Potensi kecelakaan pada pesawat dapat saja terjadi pada maskapai negara manapun dan produk industri apapun. Sehebat apapun teknologi dan sistem manajemennya potensi tersebut menghantui semua, mulai dari penumpang, pilot, perusahaan maskapai, pabrik pesawat hingga negara pemilik pesawat tersebut.
Indonesia misalnya pernah mengalami peristiwa hampir sama dengan dengan MH370 dan QZ8501. Indonesia pernah mengalami peristiwa jatuhnya pesawat Adam Air 574 di perairan dekat Majene, Sulawesi Selatan pada 1 Janari 2007.
Mungkin PERBEDAAN UTAMA adalah lokasi jatuhnya di laut sehingga terlalu sulit mengungkap peristiwa yang dialami MH370 dan QZ8501 dibanding peristiwa kesalahan teknis saat landing maupun takeof atau masih terbang di atas daratan (bukan lautan).

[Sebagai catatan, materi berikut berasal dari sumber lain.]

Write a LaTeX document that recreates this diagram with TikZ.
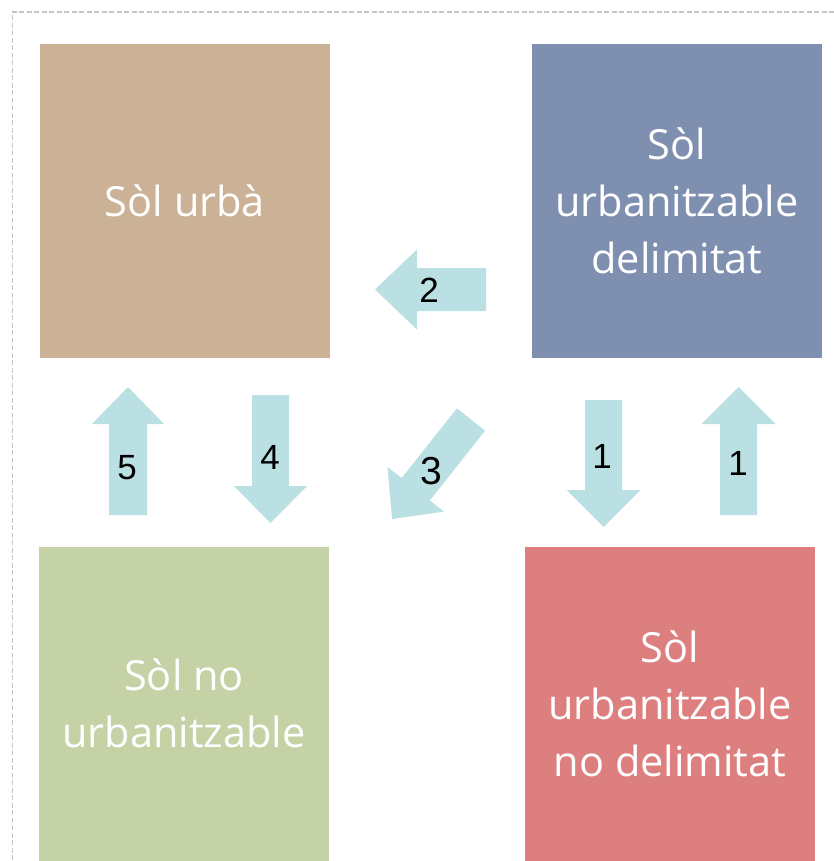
\documentclass[tikz,border=0pt]{standalone}
\usepackage{fontspec}
\setmainfont{Open Sans}
\newfontfamily\numfont{Liberation Sans}
\definecolor{cbrown}{HTML}{CBB196}
\definecolor{cblue}{HTML}{7F8FAF}
\definecolor{cgreen}{HTML}{C5D2A6}
\definecolor{cred}{HTML}{DE7F7F}
\definecolor{carrow}{HTML}{BBE0E3}
\definecolor{cframe}{HTML}{C4C4C4}
\tikzset{
  box/.style={minimum width=290pt, minimum height=314pt, inner sep=0pt, align=center,
    text=white, font=\fontsize{41.5}{57}\selectfont},
  numlabel/.style={font=\numfont\fontsize{35}{40}\selectfont, text=black, inner sep=0pt},
  arrowfill/.style={fill=carrow, draw=none}
}
% #1,#2 start of shaft; #3 angle; #4 length; #5 head length; #6 head half width; #7 shaft half width
\newcommand{\fatarrow}[7]{%
  \begin{scope}[shift={(#1,#2)}, rotate=#3]
    \path[arrowfill] (0,-#7) -- ({#4-#5},-#7) -- ({#4-#5},-#6) -- (#4,0)
      -- ({#4-#5},#6) -- ({#4-#5},#7) -- (0,#7) -- cycle;
  \end{scope}}
\begin{document}
\begin{tikzpicture}[x=1pt,y=-1pt]
\useasboundingbox (0,0) rectangle (834,861);
\fill[white] (0,0) rectangle (834,861);
\draw[cframe, line width=1.6pt, dash pattern=on 5pt off 2.5pt] (834,11.8) -- (12.6,11.8) -- (12.6,861);

\node[box, fill=cbrown] (urba) at (185,201) {Sòl urbà};
\node[box, fill=cblue] (delim) at (677,201) {Sòl\\urbanitzable\\delimitat};
\node[box, fill=cgreen] (nourb) at (184,703.5) {Sòl no\\urbanitzable};
\node[box, fill=cred] (nodelim) at (670,703.5) {Sòl\\urbanitzable\\no delimitat};

% arrows
\fatarrow{486}{289.5}{180}{111}{42}{40}{21.5}
\fatarrow{128}{515}{90}{128}{37}{36}{19}
\fatarrow{270.5}{395}{-90}{128}{37}{36.5}{18.5}
\fatarrow{603.5}{400}{-90}{127}{37}{37}{18.5}
\fatarrow{738.5}{515}{90}{128}{37}{37}{18.5}
\fatarrow{471}{419.5}{-128.4}{127}{38}{36}{18}

\node[numlabel] (l2) at (429,290) {2};
\node[numlabel] (l5) at (127,468) {5};
\node[numlabel] (l4) at (270,457) {4};
\node[numlabel] (l1a) at (602,456) {1};
\node[numlabel] (l1b) at (738,463) {1};
\node[numlabel, font=\numfont\fontsize{39}{42}\selectfont] (l3) at (431,471) {3};
\end{tikzpicture}
\end{document}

Hasil investiagasi yang dikupas pada Kotak Hitam Adam 574 dari kedalam laut dua ribuan meter, mengungkap masalah kesalahan sistem navigasi. Meski baru 3 tahun kemudian terungkap, kita mendapat informasi penting skrip komunikasi pilot dengan menara pengawas dan sesama pilot/co pilot yang pada akhirnya menyebabkan pesawat menukik tajam ke arah laut. Badan pesawat tak sanggup lagi menahan gravitasi bumi membuatnya tercebur ke laut dalam kecepatan 0,92 mach.

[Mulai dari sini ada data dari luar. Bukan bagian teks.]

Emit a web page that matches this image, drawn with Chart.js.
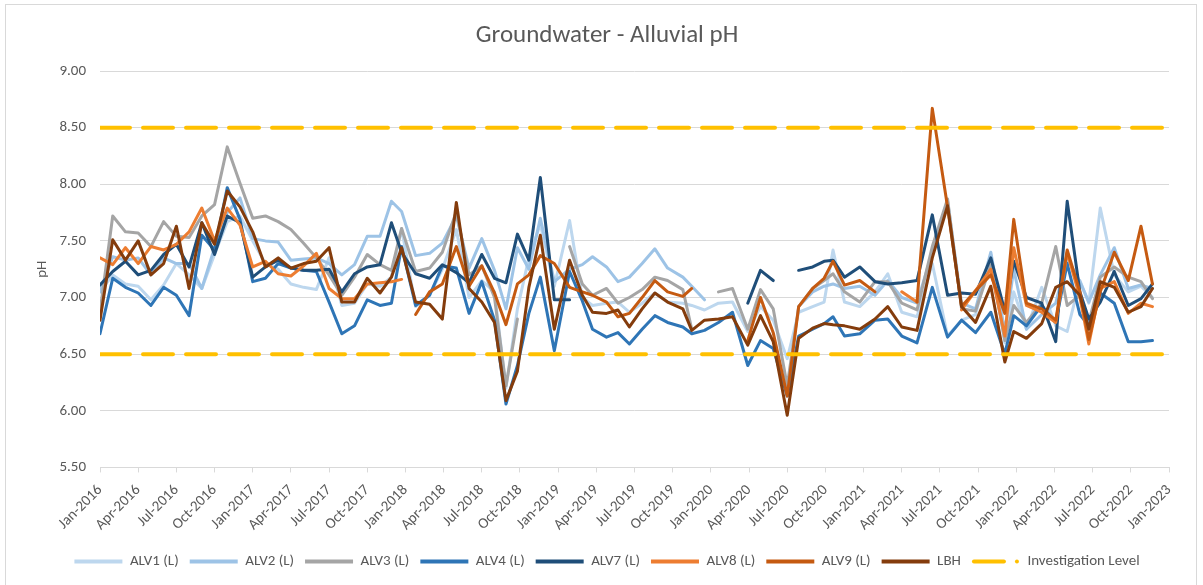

Demikian rekan pembaca budiman, kita berharap beberapa peristiwa dengan model yang hampir serupa MENJADI alat investigasi untuk mengungkap secara obyektif peristiwa tersebut.
Selain itu kita juga berharap pesawat naas milik Malaysia dan Indoneisa tersebut dapat segera ditemukan.
Jangan disimpan-simpan kasus dan hasil investigasinya karena akan dimanfaatkan oleh petualang yang menginginkan tejadinya saling curiga dan berlanjut menjadi saling bermusuhan antara satu pabrik dengan pabrik lainnya atau satu maskapai dengan maskapai lainnya atau bahkan satu negara dengan negara lainnya.
Lebih dari itu adalah, keselamatan dan kenyamanan transportasi udara mesti diutamakan. Jangan ketika sudah terjadi peristiwa menyedihkan seperti ini barulah ramai-ramai menyebut kesalahan pada pilot, hal teknis atau statemen normatif yang tidak memberi dampak positif (koreksi) apa-apa yang hanya semakin menurunkan kualitas keselamatan penerbangan itu sendiri. Apalagi cuma menyerahkan penumpang pada agen dan cuma membahas tiket dan airport tax kemana dan siapa yang mengutip, sementara penumpang dianggap hanya orang-orang yang menumpang.